Mining is also damaging the social relations of the community. Alcohol and drug abuse are on the increase, and so are domestic violence and crime
Fight to breathe
We call on regional and national authorities to respect our rights as Indigenous Peoples and to implement the recommendations of international human rights treaty bodies. We call on the government of Guyana to revise the Amerindian Act 2006, taking into consideration the recommendations made by the Indigenous Peoples. We call on the government of Guyana to return to our control the land that is rightfully ours so that we can continue to sustainably manage, maintain, and protect our lands and resources.
We envision a future in which we can engage in village-operated tourism and agriculture, among other sustainable activities, as sources of income while preserving our lands, traditional knowledge and cultural heritage.
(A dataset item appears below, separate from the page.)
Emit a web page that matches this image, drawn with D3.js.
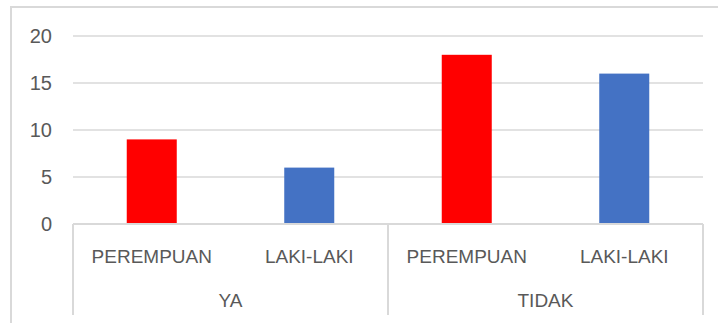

We hope government agencies will recognize the expertise of our community members and their ability to monitor our territory and the negative impact external factors like gold mining have on our lands.
The gold we dig out of the earth cannot be replaced. The environment would be destroyed, including the lungs of Mother Earth, our valuable trees, cut down and our rivers polluted. The miners might leave the area and return to their fancy, lavish homes in the cities, leaving us with nothing but polluted rivers, deforestation and an environment that is not fit to live in. With no trees, no birds will sing and no animals will be heard. There is a deafening silence all over as we gasp for breath. If we chose to ignore it now, we are paving a way for our own extinction if we do not take immediate action. Our actions now will determine the world we are living in and that of our future generations.